Whatever you think of Coach Prime’s predilections, he’s kept his word on this front: Sanders promised to bring the NFL back to BoCo in a big way. Last week, he brought them by the hundreds.

Here’s why that matters: In the 23 NFL drafts from 1984 to 2006, CU’s golden age of the gridiron, the Buffs saw an average of four players selected every spring.

During CU’s woebegone Pac-12 Era, 2011-2023, the Buffs averaged roughly 1.4 draftees per year.

Causation? Correlation? Connection? Take your pick. They all apply.

“An event like this is going to help recruits come here,” Wyche continued. “You saw all the teams here. You see how many guys (they’re) going to start putting in the NFL.”

And, no, academics and athletics don’t have to be mutually exclusive. In fact, CU football reported a program-record 3.011 team GPA for the fall 2024 semester. On the flip side, the NCAA also charted the Buffs with a rolling academic progress rate of 960 for 2018-2023, which ranked 14th out of 16 Big 12 schools. Let’s just say the transfer portal and APR scores don’t always play nicely together, and the more guys you’ve got going in and out, the harder that needle will be to thread.

But running a college football program like an NFL front office isn’t new. It’s everywhere. In an age of the portal — free agency, more or less — and paying players, the game is coming to Deion, not the other way ’round.

The Buffs’ support staff includes a general manager and a director of player personnel. Mike Zimmer, one of the most respected NFL defensive minds of his generation, has been helping consult/headhunt at CU for years now. Pro assistants Pat Shurmur and Robert Livingston had never called plays at the FBS level before they got to Boulder. So far, particularly in the case of Livingston, the transition to the college game has looked seamless.

A staff that features Warren Sapp, Marshall Faulk, Domata Peko and, reportedly, Byron Leftwich only strengthens those perceptions, those pipelines. And those rumors.

“Look, it happened with Jim Harbaugh. It happens,” Wyche said. “If, next thing you know, CU is playing for a national championship, then you better believe you’re going to hear NFL rumors.

“Now, whether Deion wants to entertain those, because NFL owners could say, ‘Well, we’ll pay the buyout.’ … It’s just a matter then of, do the goals change? Does the goalpost move, so to speak?”
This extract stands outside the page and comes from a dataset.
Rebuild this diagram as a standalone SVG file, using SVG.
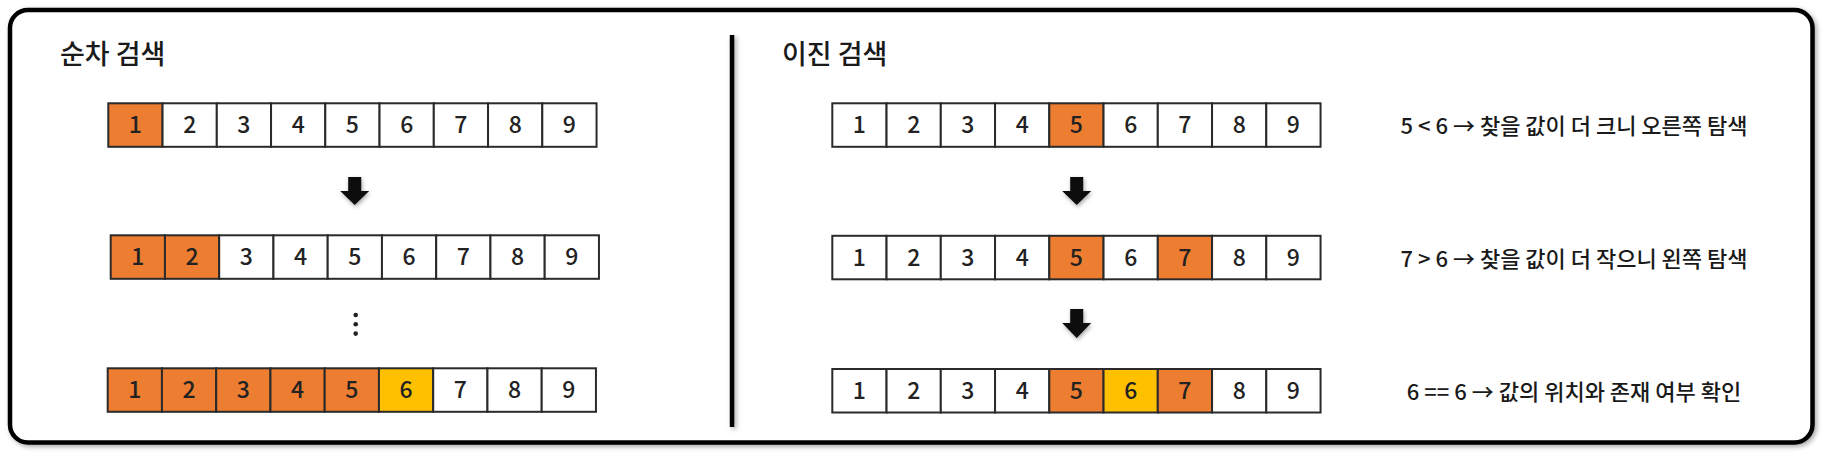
<svg xmlns="http://www.w3.org/2000/svg" width="1830" height="453" viewBox="0 0 1830 453">
<defs>
<filter id="sh" filterUnits="userSpaceOnUse" x="0" y="0" width="1830" height="453">
<feDropShadow dx="2" dy="2" stdDeviation="2.5" flood-color="#000" flood-opacity="0.35"/>
</filter>
<filter id="ash" filterUnits="userSpaceOnUse" x="0" y="0" width="1830" height="453">
<feDropShadow dx="1" dy="2" stdDeviation="2" flood-color="#000" flood-opacity="0.35"/>
</filter>
</defs>
<style>
.c{fill:#fff;stroke:#2a2a2a;stroke-width:2}
.o{fill:#ED7D31}
.y{fill:#FFC000}
.n{font-family:"Noto Sans CJK KR","Noto Sans",sans-serif;font-size:23px;font-weight:500;fill:#222;text-anchor:middle}
.t{font-family:"Noto Sans CJK KR",sans-serif;font-size:27px;font-weight:500;fill:#1a1a1a}
.d{font-family:"Noto Sans CJK KR",sans-serif;font-size:22px;font-weight:500;fill:#1a1a1a;text-anchor:middle}
.ar{fill:#111}
</style>
<rect width="1830" height="453" fill="#fff"/>
<rect x="10" y="10" width="1802.5" height="432.5" rx="18" ry="18" fill="#fff" stroke="#000" stroke-width="4.5" filter="url(#sh)"/>
<rect id="divider" x="729.8" y="35" width="4.5" height="392" fill="#000" filter="url(#sh)"/>
<g id="title-seq"><text class="t" x="60" y="64">순차 검색</text></g>
<g id="title-bin"><text class="t" x="782" y="64">이진 검색</text></g>

<g id="seq-row1" transform="translate(108.3,103.3)">
<rect class="c o" x="0" y="0" width="54.25" height="43.5"/>
<rect class="c" x="54.25" y="0" width="54.25" height="43.5"/>
<rect class="c" x="108.5" y="0" width="54.25" height="43.5"/>
<rect class="c" x="162.75" y="0" width="54.25" height="43.5"/>
<rect class="c" x="217" y="0" width="54.25" height="43.5"/>
<rect class="c" x="271.25" y="0" width="54.25" height="43.5"/>
<rect class="c" x="325.5" y="0" width="54.25" height="43.5"/>
<rect class="c" x="379.75" y="0" width="54.25" height="43.5"/>
<rect class="c" x="434" y="0" width="54.25" height="43.5"/>
<text class="n" x="27.1" y="30">1</text><text class="n" x="81.4" y="30">2</text><text class="n" x="135.6" y="30">3</text><text class="n" x="189.9" y="30">4</text><text class="n" x="244.1" y="30">5</text><text class="n" x="298.4" y="30">6</text><text class="n" x="352.6" y="30">7</text><text class="n" x="406.9" y="30">8</text><text class="n" x="461.1" y="30">9</text>
</g>
<g id="seq-row2" transform="translate(110.7,235.3)">
<rect class="c o" x="0" y="0" width="54.25" height="43.5"/>
<rect class="c o" x="54.25" y="0" width="54.25" height="43.5"/>
<rect class="c" x="108.5" y="0" width="54.25" height="43.5"/>
<rect class="c" x="162.75" y="0" width="54.25" height="43.5"/>
<rect class="c" x="217" y="0" width="54.25" height="43.5"/>
<rect class="c" x="271.25" y="0" width="54.25" height="43.5"/>
<rect class="c" x="325.5" y="0" width="54.25" height="43.5"/>
<rect class="c" x="379.75" y="0" width="54.25" height="43.5"/>
<rect class="c" x="434" y="0" width="54.25" height="43.5"/>
<text class="n" x="27.1" y="30">1</text><text class="n" x="81.4" y="30">2</text><text class="n" x="135.6" y="30">3</text><text class="n" x="189.9" y="30">4</text><text class="n" x="244.1" y="30">5</text><text class="n" x="298.4" y="30">6</text><text class="n" x="352.6" y="30">7</text><text class="n" x="406.9" y="30">8</text><text class="n" x="461.1" y="30">9</text>
</g>
<g id="seq-row3" transform="translate(107.7,368.3)">
<rect class="c o" x="0" y="0" width="54.25" height="43.5"/>
<rect class="c o" x="54.25" y="0" width="54.25" height="43.5"/>
<rect class="c o" x="108.5" y="0" width="54.25" height="43.5"/>
<rect class="c o" x="162.75" y="0" width="54.25" height="43.5"/>
<rect class="c o" x="217" y="0" width="54.25" height="43.5"/>
<rect class="c y" x="271.25" y="0" width="54.25" height="43.5"/>
<rect class="c" x="325.5" y="0" width="54.25" height="43.5"/>
<rect class="c" x="379.75" y="0" width="54.25" height="43.5"/>
<rect class="c" x="434" y="0" width="54.25" height="43.5"/>
<text class="n" x="27.1" y="30">1</text><text class="n" x="81.4" y="30">2</text><text class="n" x="135.6" y="30">3</text><text class="n" x="189.9" y="30">4</text><text class="n" x="244.1" y="30">5</text><text class="n" x="298.4" y="30">6</text><text class="n" x="352.6" y="30">7</text><text class="n" x="406.9" y="30">8</text><text class="n" x="461.1" y="30">9</text>
</g>
<g id="seq-ellipsis" fill="#222">
<circle cx="355.7" cy="315" r="2.3"/><circle cx="355.7" cy="324.3" r="2.3"/><circle cx="355.7" cy="333.6" r="2.3"/>
</g>

<g id="bin-row1" transform="translate(832.3,103.3)">
<rect class="c" x="0" y="0" width="54.25" height="43.5"/>
<rect class="c" x="54.25" y="0" width="54.25" height="43.5"/>
<rect class="c" x="108.5" y="0" width="54.25" height="43.5"/>
<rect class="c" x="162.75" y="0" width="54.25" height="43.5"/>
<rect class="c o" x="217" y="0" width="54.25" height="43.5"/>
<rect class="c" x="271.25" y="0" width="54.25" height="43.5"/>
<rect class="c" x="325.5" y="0" width="54.25" height="43.5"/>
<rect class="c" x="379.75" y="0" width="54.25" height="43.5"/>
<rect class="c" x="434" y="0" width="54.25" height="43.5"/>
<text class="n" x="27.1" y="30">1</text><text class="n" x="81.4" y="30">2</text><text class="n" x="135.6" y="30">3</text><text class="n" x="189.9" y="30">4</text><text class="n" x="244.1" y="30">5</text><text class="n" x="298.4" y="30">6</text><text class="n" x="352.6" y="30">7</text><text class="n" x="406.9" y="30">8</text><text class="n" x="461.1" y="30">9</text>
</g>
<g id="bin-row2" transform="translate(832.3,235.8)">
<rect class="c" x="0" y="0" width="54.25" height="43.5"/>
<rect class="c" x="54.25" y="0" width="54.25" height="43.5"/>
<rect class="c" x="108.5" y="0" width="54.25" height="43.5"/>
<rect class="c" x="162.75" y="0" width="54.25" height="43.5"/>
<rect class="c o" x="217" y="0" width="54.25" height="43.5"/>
<rect class="c" x="271.25" y="0" width="54.25" height="43.5"/>
<rect class="c o" x="325.5" y="0" width="54.25" height="43.5"/>
<rect class="c" x="379.75" y="0" width="54.25" height="43.5"/>
<rect class="c" x="434" y="0" width="54.25" height="43.5"/>
<text class="n" x="27.1" y="30">1</text><text class="n" x="81.4" y="30">2</text><text class="n" x="135.6" y="30">3</text><text class="n" x="189.9" y="30">4</text><text class="n" x="244.1" y="30">5</text><text class="n" x="298.4" y="30">6</text><text class="n" x="352.6" y="30">7</text><text class="n" x="406.9" y="30">8</text><text class="n" x="461.1" y="30">9</text>
</g>
<g id="bin-row3" transform="translate(832.3,369)">
<rect class="c" x="0" y="0" width="54.25" height="43.5"/>
<rect class="c" x="54.25" y="0" width="54.25" height="43.5"/>
<rect class="c" x="108.5" y="0" width="54.25" height="43.5"/>
<rect class="c" x="162.75" y="0" width="54.25" height="43.5"/>
<rect class="c o" x="217" y="0" width="54.25" height="43.5"/>
<rect class="c y" x="271.25" y="0" width="54.25" height="43.5"/>
<rect class="c o" x="325.5" y="0" width="54.25" height="43.5"/>
<rect class="c" x="379.75" y="0" width="54.25" height="43.5"/>
<rect class="c" x="434" y="0" width="54.25" height="43.5"/>
<text class="n" x="27.1" y="30">1</text><text class="n" x="81.4" y="30">2</text><text class="n" x="135.6" y="30">3</text><text class="n" x="189.9" y="30">4</text><text class="n" x="244.1" y="30">5</text><text class="n" x="298.4" y="30">6</text><text class="n" x="352.6" y="30">7</text><text class="n" x="406.9" y="30">8</text><text class="n" x="461.1" y="30">9</text>
</g>

<g id="desc1"><text class="d" x="1574" y="133.5">5 &lt; 6 → 찾을 값이 더 크니 오른쪽 탐색</text></g>
<g id="desc2"><text class="d" x="1574" y="267">7 &gt; 6 → 찾을 값이 더 작으니 왼쪽 탐색</text></g>
<g id="desc3"><text class="d" x="1574" y="399.5">6 == 6 → 값의 위치와 존재 여부 확인</text></g>

<g id="connectors" class="ar" filter="url(#ash)">
<polygon points="348.2,177 361.2,177 361.2,191 369.2,191 354.7,205 340.2,191 348.2,191"/>
<polygon points="1070.2,177 1083.2,177 1083.2,191 1091.2,191 1076.7,205 1062.2,191 1070.2,191"/>
<polygon points="1070.2,309 1083.2,309 1083.2,323 1091.2,323 1076.7,338 1062.2,323 1070.2,323"/>
</g>
</svg>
In the meantime, enjoy the big stage. Programs that send guys to the league, by and large, draw guys who can play in the league. It’s one of those hard coaching truths that never changes, whether you’re in Boulder or Berkeley. Kids want to be on TV. Kids want an audience with Payton and Stefanski. Coach Prime ticks both boxes.

“And then having guys like Warren Sapp and Marshall Faulk and Domata Peko and Byron Leftwich (on the staff), and the atmosphere and program that they’re building,” Wyche stressed. “I just think all of this is going to continue to keep guys coming to CU and it’s going to keep Deion here.”

There’ve always been stars at Folsom. But for more than a decade, as the Buffs played to dozens on the Pac-12 Network, Laviska Shenaults were blessed exceptions. If Friday was any harbinger, so long as CU keeps doing NFL that matches its NIL, they’ll become the rule.